• Given request
Copy the listing below line for line, starting at its first line and ending with the line that has "from matplotlib.patches import Ellipse" in it. Add nothing.

┄┄┄┄┄┄┄┄┄┄

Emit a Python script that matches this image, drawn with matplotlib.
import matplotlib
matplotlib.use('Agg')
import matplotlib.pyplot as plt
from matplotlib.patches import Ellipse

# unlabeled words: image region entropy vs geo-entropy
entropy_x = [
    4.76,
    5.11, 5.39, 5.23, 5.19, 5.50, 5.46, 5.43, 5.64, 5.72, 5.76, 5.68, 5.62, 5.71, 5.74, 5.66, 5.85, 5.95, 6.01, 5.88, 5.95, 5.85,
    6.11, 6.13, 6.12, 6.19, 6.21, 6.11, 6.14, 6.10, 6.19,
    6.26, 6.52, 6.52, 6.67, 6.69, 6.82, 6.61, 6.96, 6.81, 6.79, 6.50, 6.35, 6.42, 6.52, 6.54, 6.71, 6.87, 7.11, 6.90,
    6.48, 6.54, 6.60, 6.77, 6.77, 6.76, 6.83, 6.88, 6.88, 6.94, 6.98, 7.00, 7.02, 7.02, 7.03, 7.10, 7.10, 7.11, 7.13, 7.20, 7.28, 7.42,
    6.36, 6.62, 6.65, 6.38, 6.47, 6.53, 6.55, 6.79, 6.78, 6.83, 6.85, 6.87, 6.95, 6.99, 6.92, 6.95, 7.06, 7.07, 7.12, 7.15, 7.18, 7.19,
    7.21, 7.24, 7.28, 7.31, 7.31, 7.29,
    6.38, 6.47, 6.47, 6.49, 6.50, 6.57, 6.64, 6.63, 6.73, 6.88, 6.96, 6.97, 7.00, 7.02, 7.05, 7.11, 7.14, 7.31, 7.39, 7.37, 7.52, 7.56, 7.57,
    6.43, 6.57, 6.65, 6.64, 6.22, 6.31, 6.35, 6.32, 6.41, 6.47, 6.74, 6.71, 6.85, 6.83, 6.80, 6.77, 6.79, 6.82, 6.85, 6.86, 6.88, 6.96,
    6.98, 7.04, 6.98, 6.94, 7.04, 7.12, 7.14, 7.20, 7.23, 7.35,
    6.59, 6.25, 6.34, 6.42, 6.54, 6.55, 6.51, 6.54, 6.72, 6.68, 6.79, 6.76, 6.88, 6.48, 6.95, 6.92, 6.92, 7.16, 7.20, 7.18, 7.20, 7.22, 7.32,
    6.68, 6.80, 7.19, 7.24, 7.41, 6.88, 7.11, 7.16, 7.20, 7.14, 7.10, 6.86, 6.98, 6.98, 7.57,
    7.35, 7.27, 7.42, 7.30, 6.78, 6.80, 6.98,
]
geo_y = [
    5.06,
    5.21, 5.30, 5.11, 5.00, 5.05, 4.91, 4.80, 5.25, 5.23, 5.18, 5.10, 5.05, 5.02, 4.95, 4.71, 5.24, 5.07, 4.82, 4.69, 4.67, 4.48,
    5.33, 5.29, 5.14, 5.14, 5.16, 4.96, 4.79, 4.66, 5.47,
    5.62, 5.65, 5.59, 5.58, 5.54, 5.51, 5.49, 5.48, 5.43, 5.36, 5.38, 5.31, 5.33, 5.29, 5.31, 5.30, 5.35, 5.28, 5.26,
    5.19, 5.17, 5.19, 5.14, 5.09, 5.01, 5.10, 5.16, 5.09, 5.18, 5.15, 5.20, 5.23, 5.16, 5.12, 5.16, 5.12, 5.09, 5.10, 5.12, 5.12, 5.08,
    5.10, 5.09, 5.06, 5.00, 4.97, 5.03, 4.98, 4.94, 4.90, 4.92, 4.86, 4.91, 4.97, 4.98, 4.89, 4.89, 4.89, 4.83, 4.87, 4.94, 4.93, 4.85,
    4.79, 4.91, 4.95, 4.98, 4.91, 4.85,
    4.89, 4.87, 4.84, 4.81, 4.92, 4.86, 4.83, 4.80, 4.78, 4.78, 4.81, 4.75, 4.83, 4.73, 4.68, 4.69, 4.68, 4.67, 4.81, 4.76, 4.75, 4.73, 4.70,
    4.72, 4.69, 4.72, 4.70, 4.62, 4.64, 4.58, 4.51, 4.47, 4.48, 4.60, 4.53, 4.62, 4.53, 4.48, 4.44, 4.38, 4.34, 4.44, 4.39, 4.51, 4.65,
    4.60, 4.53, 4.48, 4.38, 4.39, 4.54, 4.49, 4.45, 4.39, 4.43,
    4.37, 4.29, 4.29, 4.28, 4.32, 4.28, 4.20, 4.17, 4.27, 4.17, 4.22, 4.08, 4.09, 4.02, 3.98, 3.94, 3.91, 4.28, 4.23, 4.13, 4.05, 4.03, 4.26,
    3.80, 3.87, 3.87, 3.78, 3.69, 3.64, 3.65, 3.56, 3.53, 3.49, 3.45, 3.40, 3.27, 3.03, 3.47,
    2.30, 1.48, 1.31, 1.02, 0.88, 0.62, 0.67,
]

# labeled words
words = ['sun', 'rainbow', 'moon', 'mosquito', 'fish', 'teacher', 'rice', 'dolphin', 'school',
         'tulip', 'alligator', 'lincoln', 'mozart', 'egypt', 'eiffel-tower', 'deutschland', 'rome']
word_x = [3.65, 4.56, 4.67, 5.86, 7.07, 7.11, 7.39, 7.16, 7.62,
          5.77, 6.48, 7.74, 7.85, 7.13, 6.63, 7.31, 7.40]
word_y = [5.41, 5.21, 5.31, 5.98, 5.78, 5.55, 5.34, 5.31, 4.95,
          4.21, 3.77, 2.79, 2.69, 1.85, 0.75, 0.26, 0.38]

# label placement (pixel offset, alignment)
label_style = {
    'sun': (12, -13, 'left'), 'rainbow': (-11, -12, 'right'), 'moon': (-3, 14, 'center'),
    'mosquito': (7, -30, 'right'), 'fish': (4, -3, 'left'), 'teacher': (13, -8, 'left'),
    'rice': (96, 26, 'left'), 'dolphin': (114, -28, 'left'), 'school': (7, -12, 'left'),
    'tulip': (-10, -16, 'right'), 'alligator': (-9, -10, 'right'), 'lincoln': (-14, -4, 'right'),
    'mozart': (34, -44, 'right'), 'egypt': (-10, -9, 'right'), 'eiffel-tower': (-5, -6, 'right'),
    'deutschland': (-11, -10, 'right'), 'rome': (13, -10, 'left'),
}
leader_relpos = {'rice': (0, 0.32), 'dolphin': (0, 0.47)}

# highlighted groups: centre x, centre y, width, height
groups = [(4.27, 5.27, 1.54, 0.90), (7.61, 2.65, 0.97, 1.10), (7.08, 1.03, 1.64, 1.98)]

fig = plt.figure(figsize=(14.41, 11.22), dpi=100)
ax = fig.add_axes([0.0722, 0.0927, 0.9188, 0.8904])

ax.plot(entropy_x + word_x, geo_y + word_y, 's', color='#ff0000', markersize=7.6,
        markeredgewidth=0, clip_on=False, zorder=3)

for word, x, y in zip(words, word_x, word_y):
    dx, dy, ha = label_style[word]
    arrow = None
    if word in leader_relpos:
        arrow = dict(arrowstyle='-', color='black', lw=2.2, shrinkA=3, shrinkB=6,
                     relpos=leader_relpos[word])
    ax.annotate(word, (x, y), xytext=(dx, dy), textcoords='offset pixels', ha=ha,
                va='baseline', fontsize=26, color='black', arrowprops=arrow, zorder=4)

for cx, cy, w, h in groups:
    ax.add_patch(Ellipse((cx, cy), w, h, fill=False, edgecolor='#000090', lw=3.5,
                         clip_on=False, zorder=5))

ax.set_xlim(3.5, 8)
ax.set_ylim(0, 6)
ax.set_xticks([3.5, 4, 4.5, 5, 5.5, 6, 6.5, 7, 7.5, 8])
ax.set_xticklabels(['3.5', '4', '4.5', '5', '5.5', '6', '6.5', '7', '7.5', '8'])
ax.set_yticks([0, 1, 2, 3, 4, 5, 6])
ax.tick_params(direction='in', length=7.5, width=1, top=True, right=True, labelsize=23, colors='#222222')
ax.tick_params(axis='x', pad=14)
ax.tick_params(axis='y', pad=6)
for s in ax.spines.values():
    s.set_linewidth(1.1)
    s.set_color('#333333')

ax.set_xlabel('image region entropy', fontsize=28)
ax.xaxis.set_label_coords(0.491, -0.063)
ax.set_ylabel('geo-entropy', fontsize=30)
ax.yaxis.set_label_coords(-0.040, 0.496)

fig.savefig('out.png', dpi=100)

┄┄┄┄┄┄┄┄┄┄

• Task output
Emit a Python script that matches this image, drawn with matplotlib.
import matplotlib
matplotlib.use('Agg')
import matplotlib.pyplot as plt
from matplotlib.patches import Ellipse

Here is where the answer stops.